Эрик властно опускает ладонь на талию Альмы и притягивает её к себе, но она, с некой агрессией, отталкивается от него, шагнув в сторону.
– Да, это точно, – она переводит взгляд на своего парня, который, закатив глаза, опустошает стакан виски. – Но у вас всё будет хорошо. Даже не переживай. Хотя нет, переживай, но не сдавайся.
– Я и не собирался, – улыбаюсь.
– Вот и молодец, – Альма тараторит, оглядываясь по сторонам. – Извини, я отойду.
– Сходить с тобой? – Эрик прожигает Альму немигающим взглядом.
– Не нужно, – сухо отвечает Эрн и как-то быстро сбегает от нас, сверкнув белоснежными прядями.
– Что между вами происходит? – опускаю ладони в карманы брюк, устало взглянув на Эрика, а он глубоко вздыхает.
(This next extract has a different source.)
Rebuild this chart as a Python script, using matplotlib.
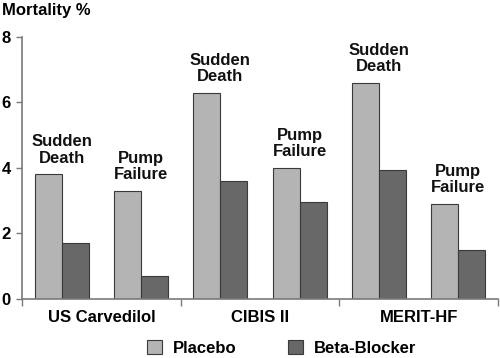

– Выпьем? – кивает в сторону кухни.
– С удовольствием.
Остаток вечера я провожу в двух состояниях: принимаю поздравления и пью подаренный мне алкоголь на пару с Эриком. Я не стал выпытывать у него подробности их отношений с Альмой, которые как-то незаметно для остальных стали в один момент слишком странными и холодными. Но, наверное, ему самому не особо хочется об этом говорить. Довольно грустно, они были для меня примером хорошей пары, в которой всегда царило взаимопонимание.
Однако как я уже говорил Альме, одной любви чаще всего недостаточно, люди должны быть на одной волне, иметь похожие взгляды на жизнь. Вся эта лабуда про противоположности, которые притягиваются, видимо, была придумана каким-то отчаянным поэтом-романтиком, ни разу не состоявшим в реальных, серьёзных отношениях между двумя взрослыми людьми.
Ибо в отношениях появляется ответственность, обязательства, которые вынуждают тебя меняться. Меняться, идти на компромисс – конечно, через боль и ссоры – но по-другому ведь никак.